While online courses offer many advantages, both proponents and critics can agree that they lack the high level of interpersonal connection offered by traditional live classrooms. In attempting to address this issue for my Teaching Academy Scholarship of Teaching and Learning (SoTL) project, I proposed using Skype in an online class. My hope was that a more directly interactive class might deliver an experience comparable to a live classroom, thereby creating a course that featured the best of both live and online teaching.
I based this hypothesis on my prior experiences. With students attending live courses, I typically award five extra points to schedule an office meeting in which we could talk about anything, course-related or not. What I discovered is that this simple experience of direct contact noticeably enhanced engagement. Students, having gained greater comfort and confidence, would subsequently raise their hands more often in class and would be less nervous with in-class presentations.
This successful intervention prompted me to consider the possible gains that might occur if I used technology as a surrogate for direct contact. Such interactions could conceivably take the form of requests for Skype “meetings” or even the scheduling of actual office meetings (the Holy Grail of online course outcomes, the actual meeting of the student in person).
My specific measurable hopes were twofold regarding incorporating a Skype element into the course. First, that my students would make better grades (versus students in my “control” non-Skype course). Second, that my students’ Skype experience might translate into enhanced evaluations of the course.
As for the mechanism of what the graded Skype exercise would be, I consulted the literature for ideas. To my surprise, in the 25 recent articles on online teaching which I reviewed, only eight reported the use of Skype. Moreover, none of these articles offered suggestions that made sense for my course “The Latino Experience in the United States.” In some articles, Skype was used in foreign language classes to allow direct conversations with native speakers in another country; and in other articles, Skype was used by remote observers to give real-time advice to teachers.
With these findings, I set about to design my own Skype intervention. First, I would require students to select a presentation topic from a list provided early in the course. Then, after they researched the topic, they would schedule a five-minute oral report with me, using Skype. This conversation would thus replace student class presentations, and it would count for 10% of their grade.
Results were mixed. My chief concern was that the five-minute Skype conversational reports would be widely divergent. Some students would be well-organized, while others would meander aimlessly trying to explain their topic. Actually, most presenters did quite well. They seemed to enjoy the chance to “meet” the professor and interact. And many were proud of their research and wanted to show it off.

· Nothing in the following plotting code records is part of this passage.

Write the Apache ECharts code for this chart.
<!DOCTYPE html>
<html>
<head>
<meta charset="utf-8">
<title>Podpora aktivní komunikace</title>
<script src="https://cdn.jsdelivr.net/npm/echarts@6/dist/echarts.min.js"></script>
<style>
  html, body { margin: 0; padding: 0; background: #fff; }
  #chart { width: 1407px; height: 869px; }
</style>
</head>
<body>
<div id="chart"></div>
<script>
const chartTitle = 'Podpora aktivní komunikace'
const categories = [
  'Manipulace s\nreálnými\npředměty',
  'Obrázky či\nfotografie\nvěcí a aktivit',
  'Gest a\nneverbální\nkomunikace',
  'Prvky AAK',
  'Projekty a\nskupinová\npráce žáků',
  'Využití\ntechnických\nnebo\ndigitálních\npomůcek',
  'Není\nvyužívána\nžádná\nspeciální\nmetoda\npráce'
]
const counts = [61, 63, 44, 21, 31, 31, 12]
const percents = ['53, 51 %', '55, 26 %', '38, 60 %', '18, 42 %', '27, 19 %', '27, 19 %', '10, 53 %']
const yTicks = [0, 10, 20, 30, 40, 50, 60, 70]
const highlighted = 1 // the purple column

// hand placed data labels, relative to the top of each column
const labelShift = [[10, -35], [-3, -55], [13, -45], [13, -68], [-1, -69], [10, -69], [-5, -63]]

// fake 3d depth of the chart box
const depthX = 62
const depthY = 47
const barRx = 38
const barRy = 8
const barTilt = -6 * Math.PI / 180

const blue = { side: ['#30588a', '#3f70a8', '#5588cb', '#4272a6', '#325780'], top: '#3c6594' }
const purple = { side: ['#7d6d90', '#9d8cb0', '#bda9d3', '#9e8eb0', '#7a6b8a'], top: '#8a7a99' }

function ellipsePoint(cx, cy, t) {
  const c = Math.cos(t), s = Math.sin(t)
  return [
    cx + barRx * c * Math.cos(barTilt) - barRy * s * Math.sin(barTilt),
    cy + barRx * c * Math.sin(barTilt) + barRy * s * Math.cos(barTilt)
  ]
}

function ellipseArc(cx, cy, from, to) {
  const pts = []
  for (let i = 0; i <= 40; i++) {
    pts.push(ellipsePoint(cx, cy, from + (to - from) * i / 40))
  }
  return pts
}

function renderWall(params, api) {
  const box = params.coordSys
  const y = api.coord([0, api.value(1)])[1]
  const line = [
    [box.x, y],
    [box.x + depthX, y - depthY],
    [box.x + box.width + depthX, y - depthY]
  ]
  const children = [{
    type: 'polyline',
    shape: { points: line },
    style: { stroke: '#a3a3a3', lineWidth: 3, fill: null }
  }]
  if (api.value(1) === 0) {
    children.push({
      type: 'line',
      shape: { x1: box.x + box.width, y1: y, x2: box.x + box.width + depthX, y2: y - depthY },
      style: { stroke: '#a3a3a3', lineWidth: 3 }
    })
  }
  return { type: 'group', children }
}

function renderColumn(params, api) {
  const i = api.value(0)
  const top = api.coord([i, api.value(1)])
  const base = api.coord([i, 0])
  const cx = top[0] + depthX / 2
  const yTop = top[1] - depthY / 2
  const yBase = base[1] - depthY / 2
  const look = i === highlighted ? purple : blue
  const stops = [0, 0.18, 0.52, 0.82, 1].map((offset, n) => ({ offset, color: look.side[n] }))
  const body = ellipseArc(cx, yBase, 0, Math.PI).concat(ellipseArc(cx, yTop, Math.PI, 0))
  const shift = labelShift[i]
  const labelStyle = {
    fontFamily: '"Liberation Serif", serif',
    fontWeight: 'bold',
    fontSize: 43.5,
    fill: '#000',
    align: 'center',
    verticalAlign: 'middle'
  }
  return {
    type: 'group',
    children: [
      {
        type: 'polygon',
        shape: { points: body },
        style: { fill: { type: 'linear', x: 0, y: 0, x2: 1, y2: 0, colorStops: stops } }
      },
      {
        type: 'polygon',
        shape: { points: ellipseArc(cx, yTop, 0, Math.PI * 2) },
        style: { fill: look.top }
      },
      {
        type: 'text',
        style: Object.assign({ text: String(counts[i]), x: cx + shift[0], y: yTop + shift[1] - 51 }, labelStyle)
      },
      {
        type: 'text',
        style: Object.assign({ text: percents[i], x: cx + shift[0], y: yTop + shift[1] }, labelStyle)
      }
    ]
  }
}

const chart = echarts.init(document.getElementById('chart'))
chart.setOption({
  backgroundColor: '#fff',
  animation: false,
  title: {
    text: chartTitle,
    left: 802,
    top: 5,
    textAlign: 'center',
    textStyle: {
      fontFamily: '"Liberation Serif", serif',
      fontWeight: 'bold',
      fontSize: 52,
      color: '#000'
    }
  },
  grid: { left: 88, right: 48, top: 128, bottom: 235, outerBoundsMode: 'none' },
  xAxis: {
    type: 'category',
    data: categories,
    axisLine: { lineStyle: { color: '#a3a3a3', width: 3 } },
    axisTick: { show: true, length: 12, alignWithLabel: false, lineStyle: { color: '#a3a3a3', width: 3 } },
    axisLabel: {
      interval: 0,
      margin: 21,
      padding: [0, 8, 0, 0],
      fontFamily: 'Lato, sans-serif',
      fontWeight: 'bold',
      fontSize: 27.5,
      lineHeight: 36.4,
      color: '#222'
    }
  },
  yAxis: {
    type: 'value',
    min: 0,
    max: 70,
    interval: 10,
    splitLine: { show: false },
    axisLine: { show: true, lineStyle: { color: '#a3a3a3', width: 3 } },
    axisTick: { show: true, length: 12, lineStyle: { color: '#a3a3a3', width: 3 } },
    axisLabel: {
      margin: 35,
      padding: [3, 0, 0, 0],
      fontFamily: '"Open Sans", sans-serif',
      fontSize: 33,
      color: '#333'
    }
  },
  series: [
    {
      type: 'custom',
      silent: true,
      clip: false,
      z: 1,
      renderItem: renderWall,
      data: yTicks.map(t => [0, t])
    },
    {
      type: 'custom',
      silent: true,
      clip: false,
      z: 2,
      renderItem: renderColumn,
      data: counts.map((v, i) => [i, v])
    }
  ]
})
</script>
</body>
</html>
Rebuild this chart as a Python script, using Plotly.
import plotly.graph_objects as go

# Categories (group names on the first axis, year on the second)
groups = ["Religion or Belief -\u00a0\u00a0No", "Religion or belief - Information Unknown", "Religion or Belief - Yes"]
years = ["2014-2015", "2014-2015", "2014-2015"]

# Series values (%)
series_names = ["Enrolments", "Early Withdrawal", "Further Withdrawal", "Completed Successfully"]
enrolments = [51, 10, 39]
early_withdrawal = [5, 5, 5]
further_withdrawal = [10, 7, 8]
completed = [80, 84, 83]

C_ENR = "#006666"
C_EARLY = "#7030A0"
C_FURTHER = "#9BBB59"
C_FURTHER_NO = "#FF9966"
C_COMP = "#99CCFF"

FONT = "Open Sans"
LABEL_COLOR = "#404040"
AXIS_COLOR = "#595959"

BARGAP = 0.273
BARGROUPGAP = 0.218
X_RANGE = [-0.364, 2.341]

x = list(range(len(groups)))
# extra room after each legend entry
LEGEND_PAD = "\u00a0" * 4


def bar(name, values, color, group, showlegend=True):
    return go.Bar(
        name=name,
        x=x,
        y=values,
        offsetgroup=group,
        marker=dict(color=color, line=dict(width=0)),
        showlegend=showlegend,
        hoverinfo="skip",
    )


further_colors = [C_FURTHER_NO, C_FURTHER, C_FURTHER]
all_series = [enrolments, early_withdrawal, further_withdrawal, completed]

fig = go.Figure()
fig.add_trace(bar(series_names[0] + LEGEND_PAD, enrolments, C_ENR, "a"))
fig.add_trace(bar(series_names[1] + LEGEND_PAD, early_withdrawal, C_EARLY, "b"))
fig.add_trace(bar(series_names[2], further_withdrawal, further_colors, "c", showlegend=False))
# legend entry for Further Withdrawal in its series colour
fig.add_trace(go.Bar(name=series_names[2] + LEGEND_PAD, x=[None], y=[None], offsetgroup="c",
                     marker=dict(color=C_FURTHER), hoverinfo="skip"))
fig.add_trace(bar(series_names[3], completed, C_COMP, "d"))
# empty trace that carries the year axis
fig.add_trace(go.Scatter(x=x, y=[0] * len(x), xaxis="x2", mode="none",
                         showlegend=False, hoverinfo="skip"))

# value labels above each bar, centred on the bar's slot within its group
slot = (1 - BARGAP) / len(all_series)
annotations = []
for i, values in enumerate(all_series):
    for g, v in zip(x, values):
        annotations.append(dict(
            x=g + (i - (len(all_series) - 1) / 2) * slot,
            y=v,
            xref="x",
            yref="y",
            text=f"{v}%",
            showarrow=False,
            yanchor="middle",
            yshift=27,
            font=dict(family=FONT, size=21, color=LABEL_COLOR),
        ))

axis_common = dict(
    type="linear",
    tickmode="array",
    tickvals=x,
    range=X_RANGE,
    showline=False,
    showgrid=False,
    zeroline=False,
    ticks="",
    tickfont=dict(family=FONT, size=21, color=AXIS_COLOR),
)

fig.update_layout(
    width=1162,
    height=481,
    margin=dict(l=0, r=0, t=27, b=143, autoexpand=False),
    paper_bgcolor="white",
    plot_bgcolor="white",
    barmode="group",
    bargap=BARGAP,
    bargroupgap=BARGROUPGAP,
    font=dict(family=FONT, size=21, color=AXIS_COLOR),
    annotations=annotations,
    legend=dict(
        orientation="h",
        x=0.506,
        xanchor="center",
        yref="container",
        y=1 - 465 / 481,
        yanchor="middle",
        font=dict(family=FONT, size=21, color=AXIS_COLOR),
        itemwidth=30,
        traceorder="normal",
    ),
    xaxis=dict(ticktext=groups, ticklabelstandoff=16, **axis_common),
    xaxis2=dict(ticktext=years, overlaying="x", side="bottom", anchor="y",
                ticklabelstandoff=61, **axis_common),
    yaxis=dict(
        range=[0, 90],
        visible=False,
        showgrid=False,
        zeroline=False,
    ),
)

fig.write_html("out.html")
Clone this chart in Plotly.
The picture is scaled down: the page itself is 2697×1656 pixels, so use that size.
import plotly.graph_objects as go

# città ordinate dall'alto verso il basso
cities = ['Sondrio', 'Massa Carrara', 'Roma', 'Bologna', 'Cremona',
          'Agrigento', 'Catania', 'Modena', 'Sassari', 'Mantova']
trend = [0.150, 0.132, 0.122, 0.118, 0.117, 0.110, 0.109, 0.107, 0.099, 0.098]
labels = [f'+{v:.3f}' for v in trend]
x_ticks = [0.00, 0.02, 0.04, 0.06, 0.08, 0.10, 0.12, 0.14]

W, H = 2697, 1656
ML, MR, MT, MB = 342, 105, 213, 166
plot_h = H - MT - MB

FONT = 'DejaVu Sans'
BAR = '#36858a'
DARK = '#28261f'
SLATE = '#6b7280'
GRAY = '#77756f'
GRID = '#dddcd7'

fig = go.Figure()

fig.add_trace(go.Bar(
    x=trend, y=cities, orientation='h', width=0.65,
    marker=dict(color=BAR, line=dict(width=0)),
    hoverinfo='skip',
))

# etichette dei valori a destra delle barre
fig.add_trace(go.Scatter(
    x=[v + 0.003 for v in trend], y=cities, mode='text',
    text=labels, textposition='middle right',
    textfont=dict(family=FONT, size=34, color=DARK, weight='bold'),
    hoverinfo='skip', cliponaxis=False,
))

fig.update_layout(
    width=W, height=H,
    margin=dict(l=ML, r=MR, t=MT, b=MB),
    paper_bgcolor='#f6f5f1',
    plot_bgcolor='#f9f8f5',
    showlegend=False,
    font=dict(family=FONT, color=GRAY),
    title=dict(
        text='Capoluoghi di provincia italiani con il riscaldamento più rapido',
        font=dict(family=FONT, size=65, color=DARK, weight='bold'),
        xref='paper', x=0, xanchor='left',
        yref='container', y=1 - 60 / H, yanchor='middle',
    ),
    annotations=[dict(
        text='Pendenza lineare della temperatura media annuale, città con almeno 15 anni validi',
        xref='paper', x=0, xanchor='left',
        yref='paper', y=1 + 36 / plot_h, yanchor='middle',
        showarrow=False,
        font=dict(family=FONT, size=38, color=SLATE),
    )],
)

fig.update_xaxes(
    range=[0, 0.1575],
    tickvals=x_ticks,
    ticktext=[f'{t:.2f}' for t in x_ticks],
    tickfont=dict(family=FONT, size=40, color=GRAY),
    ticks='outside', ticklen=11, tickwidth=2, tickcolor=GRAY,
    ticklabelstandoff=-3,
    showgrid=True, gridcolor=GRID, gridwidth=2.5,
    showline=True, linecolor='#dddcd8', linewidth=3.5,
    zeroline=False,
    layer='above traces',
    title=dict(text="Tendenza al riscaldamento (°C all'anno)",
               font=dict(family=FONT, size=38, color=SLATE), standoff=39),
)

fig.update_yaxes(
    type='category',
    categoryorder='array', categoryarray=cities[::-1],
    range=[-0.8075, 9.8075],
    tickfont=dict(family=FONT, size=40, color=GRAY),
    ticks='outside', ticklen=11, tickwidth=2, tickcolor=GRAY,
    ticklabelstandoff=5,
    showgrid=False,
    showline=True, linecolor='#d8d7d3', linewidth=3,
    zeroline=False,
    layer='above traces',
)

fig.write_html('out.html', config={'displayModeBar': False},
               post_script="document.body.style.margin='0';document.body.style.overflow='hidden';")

A disappointment, however, was that only half of the students scheduled the Skype presentation. This represented a dismal response rate, one quite unlike the nearly 100% participation for classroom talks. Of course, I found this unexpected outcome sobering, given that half the class potentially lost a letter grade in the course (though they could compensate via extra credit, as offered in the syllabus).
Yet there was an upside that completely surprised me. As I came to know the students better, I found myself thinking differently about them. “I wonder what that exuberant liberal arts major, Maria, thinks of this week’s reading? It reminds me of her grandfather’s experience in Colombia that she shared with me.” “Or what about Johnny, the introspective business administration major? What was his reaction when he learned about all the businesses that Dominican dictator Trujillo owned, and how he used them to control the lives of the people he ruled?”
In the end, my hopes for a positive shift in attitudes toward the course were indeed realized. What surprised me, though, is that the greatest epiphany occurred for me, the professor. I discovered anew something exciting, that my online students—albeit hidden behind Blackboard—are real people after all!
 Ian Lancashire, ed., Teaching Literature and Language Online (New York: Modern Language Association, 2009).
 Marcia L. Rock, et al., “Can You Skype Me Now? Developing Teachers’ Classroom Management Practices Through Virtual Coaching,” Beyond Behavior, 22 (3), 2013, 15-23.